2) Message queues between threads, where data structures are owned by one thread avoiding the need for locks.
3) Messages queues in the form of pipes and sockets between processes.
1) is clearly the hardest to code. In principle it scales well of an unlimited amount of CPUs but it will often it ends up in lock congestion, where every thread waits for a specific resource. There is also a huge runtime overhead in managing the locks and logic around it.
2) and 3) are almost the same. 3) has the downside as you say that everything has to be serialized, which is a (huge) overhead. The upside is that individual processes can crash independently making it a lot easier to debug. You can also use sockets as a debug output, such the system can be inspected while running. 3) also have the possibility to move some of the system to a another machine.
But with a well written framework, where the communication channels are abstracted, 3) can be made into 2) without changing the core application code.
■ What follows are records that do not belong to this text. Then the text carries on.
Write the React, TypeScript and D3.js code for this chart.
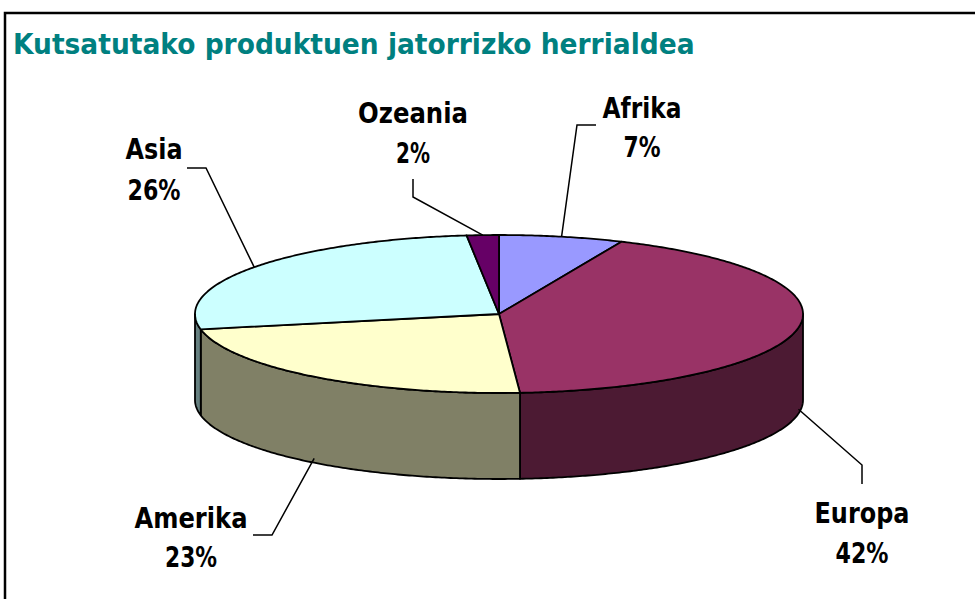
import React, { useLayoutEffect, useRef, useState } from "react";
import * as d3 from "d3";

const title = "Kutsatutako produktuen jatorrizko herrialdea";
const categories = ["Afrika", "Europa", "Amerika", "Asia", "Ozeania"];
const values = [6.6, 42.3, 23.0, 26.4, 1.7];
const topColors = ["#9999FF", "#993366", "#FFFFCC", "#CCFFFF", "#660066"];
const sideColors = ["#4D4D80", "#4C1A33", "#808066", "#668080", "#330033"];

// label layout: centre x, baseline of name, baseline of percent, name width, pct width, leader elbow, leader end
const labelLayout = [
  { x: 642, y1: 118, y2: 157, w1: 79, w2: 37, elbow: [577, 125], end: [596, 125], onBottom: false },
  { x: 862, y1: 523, y2: 563, w1: 95, w2: 53, elbow: [862, 465], end: [862, 484], onBottom: true },
  { x: 191, y1: 528, y2: 567, w1: 113, w2: 52, elbow: [272, 535], end: [253, 535], onBottom: true },
  { x: 154, y1: 159, y2: 200, w1: 57, w2: 53, elbow: [206, 168], end: [187, 168], onBottom: false },
  { x: 413, y1: 123, y2: 163, w1: 110, w2: 34, elbow: [413, 197], end: [413, 179], onBottom: false },
];

const W = 975;
const H = 599;
const cx = 499;
const cy = 314;
const rx = 304;
const ry = 79;
const depth = 86;

function pt(a: number, dy = 0): [number, number] {
  return [cx + rx * Math.sin(a), cy - ry * Math.cos(a) + dy];
}

function arcPts(a0: number, a1: number, dy = 0): [number, number][] {
  const n = Math.max(2, Math.ceil(Math.abs(a1 - a0) / 0.01));
  return d3.range(n + 1).map((i) => pt(a0 + ((a1 - a0) * i) / n, dy));
}

function FitText(props: {
  x: number;
  y: number;
  width: number;
  anchor: "start" | "middle";
  children: string;
  [k: string]: any;
}) {
  const { x, y, width, anchor, children, ...rest } = props;
  const ref = useRef<SVGTextElement>(null);
  const [sx, setSx] = useState(1);
  useLayoutEffect(() => {
    if (ref.current) {
      const len = ref.current.getComputedTextLength();
      if (len > 0) setSx(width / len);
    }
  }, [width, children]);
  return (
    <g transform={`translate(${x},${y}) scale(${sx},1)`}>
      <text ref={ref} x={0} y={0} textAnchor={anchor} {...rest}>
        {children}
      </text>
    </g>
  );
}

export default function App() {
  const pie = d3.pie<number>().sort(null).value((d) => d);
  const arcs = pie(values);
  const line = d3.line();
  const pct = d3.format(".0%");

  const sides = arcs
    .map((a, i) => {
      const s = Math.max(a.startAngle, Math.PI / 2);
      const e = Math.min(a.endAngle, (3 * Math.PI) / 2);
      if (e <= s) return null;
      const pts = [...arcPts(s, e, 0), ...arcPts(e, s, depth)];
      return { i, d: line(pts) + "Z" };
    })
    .filter(Boolean) as { i: number; d: string }[];

  const tops = arcs.map((a, i) => {
    const pts: [number, number][] = [[cx, cy], ...arcPts(a.startAngle, a.endAngle, 0)];
    return { i, d: line(pts) + "Z" };
  });

  const font = "'DejaVu Sans', Verdana, sans-serif";

  return (
    <svg
      width={W}
      height={H}
      style={{ position: "absolute", left: 0, top: 0, background: "#fff" }}
    >
      <rect x={5} y={13} width={W + 10} height={H + 10} fill="#fff" stroke="#000" strokeWidth={2.5} />
      <FitText
        x={13}
        y={54}
        width={682}
        anchor="start"
        fill="#008080"
        fontFamily={font}
        fontWeight="bold"
        fontSize={29}
      >
        {title}
      </FitText>
      <g stroke="#000" strokeWidth={1.8} strokeLinejoin="round">
        {sides.map((s) => (
          <path key={"s" + s.i} d={s.d} fill={sideColors[s.i]} />
        ))}
        {tops.map((t) => (
          <path key={"t" + t.i} d={t.d} fill={topColors[t.i]} />
        ))}
      </g>
      <g stroke="#000" strokeWidth={1.5} fill="none">
        {arcs.map((a, i) => {
          const L = labelLayout[i];
          const mid = (a.startAngle + a.endAngle) / 2;
          const p = pt(mid, L.onBottom ? depth * 0.95 : 0);
          return <path key={"l" + i} d={line([p, L.elbow as [number, number], L.end as [number, number]]) || ""} />;
        })}
      </g>
      <g fontFamily={font} fontWeight="bold" fontSize={28} fill="#000">
        {arcs.map((a, i) => {
          const L = labelLayout[i];
          return (
            <g key={"txt" + i}>
              <FitText x={L.x} y={L.y1} width={L.w1} anchor="middle">
                {categories[i]}
              </FitText>
              <FitText x={L.x} y={L.y2} width={L.w2} anchor="middle">
                {pct(values[i] / 100)}
              </FitText>
            </g>
          );
        })}
      </g>
    </svg>
  );
}
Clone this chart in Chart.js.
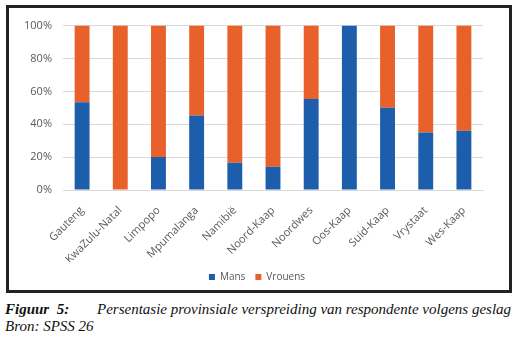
<!DOCTYPE html>
<html>
<head>
<meta charset="utf-8">
<script src="https://cdn.jsdelivr.net/npm/chart.js@4"></script>
<style>
  body { margin: 0; background: #fff; width: 520px; height: 346px; position: relative; overflow: hidden; }
  #frame { position: absolute; left: 6px; top: 5px; width: 500px; height: 282px; border: 3px solid #222; }
  #frame canvas { display: block; }
  .cap { position: absolute; font-family: "Liberation Serif", serif; font-style: italic; font-size: 15px; color: #111; white-space: nowrap; }
</style>
</head>
<body>
<div id="frame"><canvas id="genderChart" width="500" height="284"></canvas></div>
<div class="cap" style="left:5px; top:301px;"><b>Figuur&nbsp; 5:</b></div>
<div class="cap" style="left:97px; top:301px;">Persentasie provinsiale verspreiding van respondente volgens geslag</div>
<div class="cap" style="left:5px; top:318px;">Bron: SPSS 26</div>

<script>
const provinces = [
  "Gauteng",
  "KwaZulu-Natal",
  "Limpopo",
  "Mpumalanga",
  "Namibië",
  "Noord-Kaap",
  "Noordwes",
  "Oos-Kaap",
  "Suid-Kaap",
  "Vrystaat",
  "Wes-Kaap",
];
const mans = [53.4, 0, 20.1, 45.3, 16.5, 14.1, 55.4, 100, 50, 35, 36];
const vrouens = [46.6, 100, 79.9, 54.7, 83.5, 85.9, 44.6, 0, 50, 65, 64];
const yTicks = [0, 20, 40, 60, 80, 100];

// nudge the legend row a bit to the right so it sits centred like the original
const legendShift = {
  id: "legendShift",
  afterLayout: function (chart) {
    if (chart.legend) {
      chart.legend.left += 11;
      chart.legend.right += 11;
    }
  },
};

document.addEventListener("DOMContentLoaded", function () {
  const ctx = document.getElementById("genderChart");

  new Chart(ctx, {
    type: "bar",
    data: {
      labels: provinces,
      datasets: [
        {
          label: "Mans",
          data: mans,
          backgroundColor: "#1c5dac",
          categoryPercentage: 1,
          barPercentage: 0.39,
        },
        {
          label: "Vrouens",
          data: vrouens,
          backgroundColor: "#e8612a",
          categoryPercentage: 1,
          barPercentage: 0.39,
        },
      ],
    },
    options: {
      responsive: false,
      animation: false,
      layout: {
        padding: { left: 0, top: 16, right: 26, bottom: 0 },
      },
      plugins: {
        legend: {
          position: "bottom",
          labels: {
            boxWidth: 6,
            boxHeight: 6,
            padding: 10,
            color: "#595959",
            font: { family: "Open Sans", size: 10 },
          },
        },
        tooltip: { enabled: false },
      },
      scales: {
        x: {
          stacked: true,
          grid: { display: false },
          border: { color: "#d9d9d9" },
          ticks: {
            minRotation: 45,
            maxRotation: 45,
            padding: 6,
            color: "#595959",
            font: { family: "Open Sans", size: 11 },
          },
          afterFit: function (scale) {
            scale.height = 72;
          },
        },
        y: {
          stacked: true,
          min: 0,
          max: 100,
          border: { display: false },
          grid: { color: "#d9d9d9", drawTicks: false },
          afterBuildTicks: function (scale) {
            scale.ticks = yTicks.map(function (v) { return { value: v }; });
          },
          ticks: {
            padding: 11,
            color: "#595959",
            font: { family: "Open Sans", size: 11 },
            callback: function (value) {
              return value + "%";
            },
          },
          afterFit: function (scale) {
            scale.width = 54;
          },
        },
      },
    },
    plugins: [legendShift],
  });
});
</script>
</body>
</html>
No matter if you use 2) or 3), you have to use the same state machines in the application to handle the concurrency problems.
But once the application is written with explicit locks as under 1), there is no way back.
My advice is thus: Start by using 3). With templates and well a well written framework it is really not that hard to avoid threads. Then if the overhead of serialization is too high, merge the processes as in 2).
What I oppose to, is having a C++ runtime assuming it is multi threaded, having the runtime system using atomic operations, when I want to stick to single threaded programs. And what I argue for, is that most people ought to stick to single threaded programs anyway!